(REQUIREMENTS):
Go through the entries below and print each one exactly, leaving out pictures.

● ● ● ● ●

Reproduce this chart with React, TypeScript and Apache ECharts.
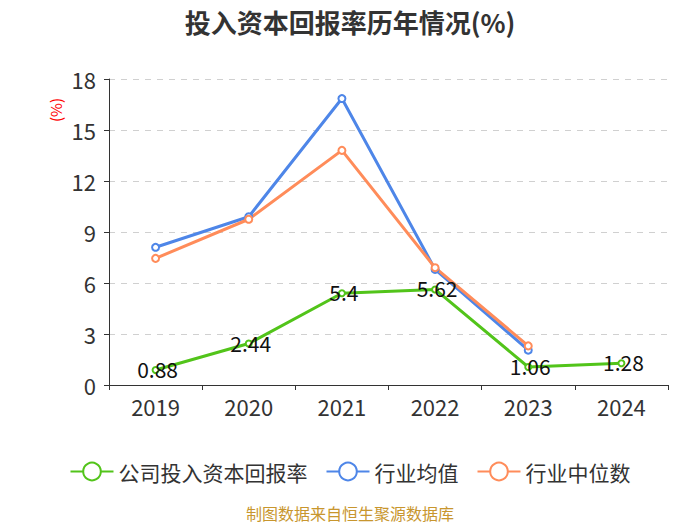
import React, { useEffect, useRef } from "react";
import * as echarts from "echarts";

const years = ["2019", "2020", "2021", "2022", "2023", "2024"];
const companyRoic = [0.88, 2.44, 5.4, 5.62, 1.06, 1.28];
const industryAvg = [8.1, 9.9, 16.85, 6.8, 2.05, null];
const industryMedian = [7.45, 9.75, 13.8, 6.9, 2.3, null];

export default function App() {
  const ref = useRef<HTMLDivElement>(null);
  useEffect(() => {
    const chart = echarts.init(ref.current!, null, { renderer: "svg" });
    const font = "'Microsoft YaHei','Noto Sans CJK SC','Noto Sans',sans-serif";
    chart.setOption({
      animation: false,
      textStyle: { fontFamily: font },
      title: {
        text: "投入资本回报率历年情况(%)",
        left: "center",
        top: 3,
        textStyle: { fontSize: 26, fontWeight: "bold", color: "#333", fontFamily: font },
      },
      graphic: [
        {
          type: "text",
          x: 350,
          y: 513,
          style: {
            text: "制图数据来自恒生聚源数据库",
            fill: "#c8962e",
            fontSize: 16,
            fontFamily: font,
            align: "center",
            verticalAlign: "middle",
          },
        },
        {
          type: "text",
          x: 55,
          y: 110,
          rotation: Math.PI / 2,
          style: {
            text: "(%)",
            fill: "#ff0000",
            fontSize: 15,
            fontFamily: font,
            align: "center",
            verticalAlign: "middle",
          },
        },
      ],
      legend: {
        top: 456,
        left: "center",
        itemWidth: 43,
        itemHeight: 22,
        itemGap: 18,
        itemTextGap: 10,
        textStyle: { fontSize: 21, color: "#333", fontFamily: font },
        data: ["公司投入资本回报率", "行业均值", "行业中位数"],
      },
      grid: { left: 109, right: 32, top: 79, bottom: 140 },
      xAxis: {
        type: "category",
        data: years,
        boundaryGap: true,
        axisLine: { lineStyle: { color: "#333" } },
        axisTick: { show: true, alignWithLabel: false, length: 5, lineStyle: { color: "#333" } },
        axisLabel: { fontSize: 22, color: "#333", margin: 10 },
      },
      yAxis: {
        type: "value",
        min: 0,
        max: 18,
        interval: 3,
        axisLine: { show: true, lineStyle: { color: "#333" } },
        axisTick: { show: true, length: 5, lineStyle: { color: "#333" } },
        axisLabel: { fontSize: 22, color: "#333", margin: 13 },
        splitLine: { lineStyle: { type: [6, 6], color: "#d0d0d0" } },
      },
      series: [
        {
          name: "公司投入资本回报率",
          type: "line",
          data: companyRoic,
          color: "#52c41a",
          symbol: "emptyCircle",
          symbolSize: 6,
          lineStyle: { width: 3 },
          label: { show: true, position: "inside", fontSize: 21, color: "#111", offset: [2, -1] },
          z: 3,
        },
        {
          name: "行业均值",
          type: "line",
          data: industryAvg,
          color: "#4e86e8",
          symbol: "emptyCircle",
          symbolSize: 7,
          lineStyle: { width: 3 },
          z: 2,
        },
        {
          name: "行业中位数",
          type: "line",
          data: industryMedian,
          color: "#ff8c5a",
          symbol: "emptyCircle",
          symbolSize: 7,
          lineStyle: { width: 3 },
          z: 2,
        },
      ],
    });
    return () => chart.dispose();
  }, []);
  return <div ref={ref} style={{ width: 700, height: 525, position: "absolute", left: 0, top: 0 }} />;
}
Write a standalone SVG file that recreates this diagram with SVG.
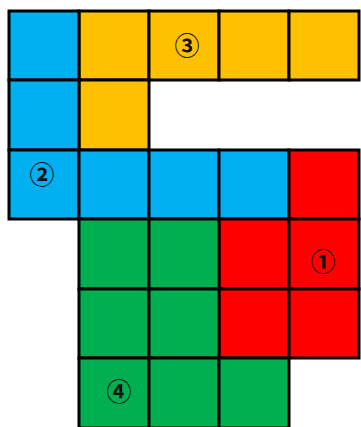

● ● ● ● ●

(TASK RESPONSE):
Reproduce this chart with React, TypeScript and Apache ECharts.
import React, { useEffect, useRef } from "react";
import * as echarts from "echarts";

const years = ["2019", "2020", "2021", "2022", "2023", "2024"];
const companyRoic = [0.88, 2.44, 5.4, 5.62, 1.06, 1.28];
const industryAvg = [8.1, 9.9, 16.85, 6.8, 2.05, null];
const industryMedian = [7.45, 9.75, 13.8, 6.9, 2.3, null];

export default function App() {
  const ref = useRef<HTMLDivElement>(null);
  useEffect(() => {
    const chart = echarts.init(ref.current!, null, { renderer: "svg" });
    const font = "'Microsoft YaHei','Noto Sans CJK SC','Noto Sans',sans-serif";
    chart.setOption({
      animation: false,
      textStyle: { fontFamily: font },
      title: {
        text: "投入资本回报率历年情况(%)",
        left: "center",
        top: 3,
        textStyle: { fontSize: 26, fontWeight: "bold", color: "#333", fontFamily: font },
      },
      graphic: [
        {
          type: "text",
          x: 350,
          y: 513,
          style: {
            text: "制图数据来自恒生聚源数据库",
            fill: "#c8962e",
            fontSize: 16,
            fontFamily: font,
            align: "center",
            verticalAlign: "middle",
          },
        },
        {
          type: "text",
          x: 55,
          y: 110,
          rotation: Math.PI / 2,
          style: {
            text: "(%)",
            fill: "#ff0000",
            fontSize: 15,
            fontFamily: font,
            align: "center",
            verticalAlign: "middle",
          },
        },
      ],
      legend: {
        top: 456,
        left: "center",
        itemWidth: 43,
        itemHeight: 22,
        itemGap: 18,
        itemTextGap: 10,
        textStyle: { fontSize: 21, color: "#333", fontFamily: font },
        data: ["公司投入资本回报率", "行业均值", "行业中位数"],
      },
      grid: { left: 109, right: 32, top: 79, bottom: 140 },
      xAxis: {
        type: "category",
        data: years,
        boundaryGap: true,
        axisLine: { lineStyle: { color: "#333" } },
        axisTick: { show: true, alignWithLabel: false, length: 5, lineStyle: { color: "#333" } },
        axisLabel: { fontSize: 22, color: "#333", margin: 10 },
      },
      yAxis: {
        type: "value",
        min: 0,
        max: 18,
        interval: 3,
        axisLine: { show: true, lineStyle: { color: "#333" } },
        axisTick: { show: true, length: 5, lineStyle: { color: "#333" } },
        axisLabel: { fontSize: 22, color: "#333", margin: 13 },
        splitLine: { lineStyle: { type: [6, 6], color: "#d0d0d0" } },
      },
      series: [
        {
          name: "公司投入资本回报率",
          type: "line",
          data: companyRoic,
          color: "#52c41a",
          symbol: "emptyCircle",
          symbolSize: 6,
          lineStyle: { width: 3 },
          label: { show: true, position: "inside", fontSize: 21, color: "#111", offset: [2, -1] },
          z: 3,
        },
        {
          name: "行业均值",
          type: "line",
          data: industryAvg,
          color: "#4e86e8",
          symbol: "emptyCircle",
          symbolSize: 7,
          lineStyle: { width: 3 },
          z: 2,
        },
        {
          name: "行业中位数",
          type: "line",
          data: industryMedian,
          color: "#ff8c5a",
          symbol: "emptyCircle",
          symbolSize: 7,
          lineStyle: { width: 3 },
          z: 2,
        },
      ],
    });
    return () => chart.dispose();
  }, []);
  return <div ref={ref} style={{ width: 700, height: 525, position: "absolute", left: 0, top: 0 }} />;
}
Write a standalone SVG file that recreates this diagram with SVG.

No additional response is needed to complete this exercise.